* _Stated problem_
Write the data out again exactly, with no pictures.
**********
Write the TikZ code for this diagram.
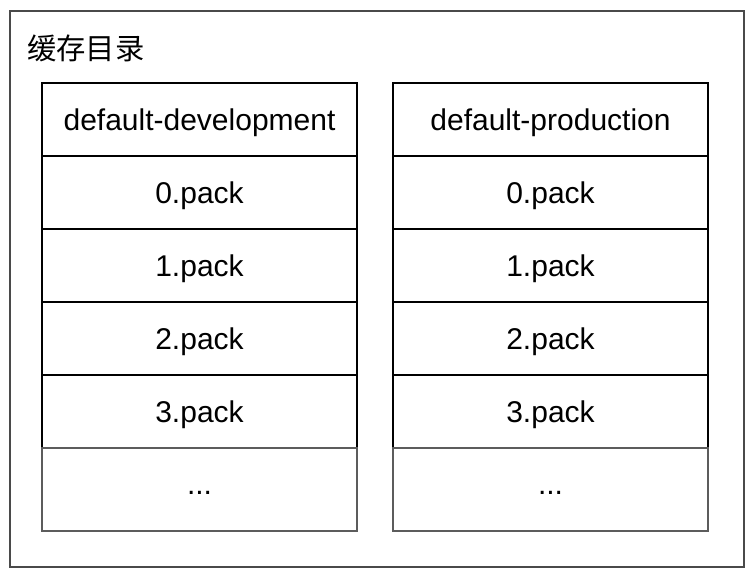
\documentclass[tikz,border=0pt]{standalone}
\usepackage{fontspec}
\setmainfont{Liberation Sans}
\newfontfamily\cjkfont{Noto Sans CJK SC}
\usepackage{xcolor}
\usetikzlibrary{positioning}
\definecolor{framegray}{HTML}{4A4A4A}
\definecolor{restgray}{HTML}{5C5C5C}
\tikzset{
  cachecell/.style={draw=black, line width=1.5pt, outer sep=0pt, inner sep=0pt, minimum width=236.25pt, minimum height=54.75pt, text height=16.2pt, text depth=0pt, font=\fontsize{22.5}{27}\selectfont},
  restcell/.style={cachecell, draw=restgray, line width=1.1pt, minimum height=62.25pt, text depth=9.45pt},
  cacheframe/.style={draw=framegray, line width=1.5pt},
  titletext/.style={anchor=west, inner sep=0pt, font=\cjkfont\fontsize{22}{26}\selectfont}
}

\begin{document}
\begin{tikzpicture}[x=0.75pt, y=-0.75pt]
  \useasboundingbox (0,0) rectangle (755,576);
  \draw[cacheframe] (9.5,10.5) rectangle (744,566.5);
  \node[titletext] (cachetitle) at (27,48) {缓存目录};
  % development column
  \node[cachecell] (devhead) at (199.5,119.5) {default-development};
  \foreach \i/\prev in {0/devhead,1/dev0,2/dev1,3/dev2}{
    \node[cachecell, below=0pt of \prev] (dev\i) {\i.pack};
  }
  \node[restcell, below=0pt of dev3] (devrest) {...};
  % production column
  \node[cachecell] (prodhead) at (550.5,119.5) {default-production};
  \foreach \i/\prev in {0/prodhead,1/prod0,2/prod1,3/prod2}{
    \node[cachecell, below=0pt of \prev] (prod\i) {\i.pack};
  }
  \node[restcell, below=0pt of prod3] (prodrest) {...};
\end{tikzpicture}
\end{document}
**********
* _Result_
Write the TikZ code for this diagram.
\documentclass[tikz,border=0pt]{standalone}
\usepackage{fontspec}
\setmainfont{Liberation Sans}
\newfontfamily\cjkfont{Noto Sans CJK SC}
\usepackage{xcolor}
\usetikzlibrary{positioning}
\definecolor{framegray}{HTML}{4A4A4A}
\definecolor{restgray}{HTML}{5C5C5C}
\tikzset{
  cachecell/.style={draw=black, line width=1.5pt, outer sep=0pt, inner sep=0pt, minimum width=236.25pt, minimum height=54.75pt, text height=16.2pt, text depth=0pt, font=\fontsize{22.5}{27}\selectfont},
  restcell/.style={cachecell, draw=restgray, line width=1.1pt, minimum height=62.25pt, text depth=9.45pt},
  cacheframe/.style={draw=framegray, line width=1.5pt},
  titletext/.style={anchor=west, inner sep=0pt, font=\cjkfont\fontsize{22}{26}\selectfont}
}

\begin{document}
\begin{tikzpicture}[x=0.75pt, y=-0.75pt]
  \useasboundingbox (0,0) rectangle (755,576);
  \draw[cacheframe] (9.5,10.5) rectangle (744,566.5);
  \node[titletext] (cachetitle) at (27,48) {缓存目录};
  % development column
  \node[cachecell] (devhead) at (199.5,119.5) {default-development};
  \foreach \i/\prev in {0/devhead,1/dev0,2/dev1,3/dev2}{
    \node[cachecell, below=0pt of \prev] (dev\i) {\i.pack};
  }
  \node[restcell, below=0pt of dev3] (devrest) {...};
  % production column
  \node[cachecell] (prodhead) at (550.5,119.5) {default-production};
  \foreach \i/\prev in {0/prodhead,1/prod0,2/prod1,3/prod2}{
    \node[cachecell, below=0pt of \prev] (prod\i) {\i.pack};
  }
  \node[restcell, below=0pt of prod3] (prodrest) {...};
\end{tikzpicture}
\end{document}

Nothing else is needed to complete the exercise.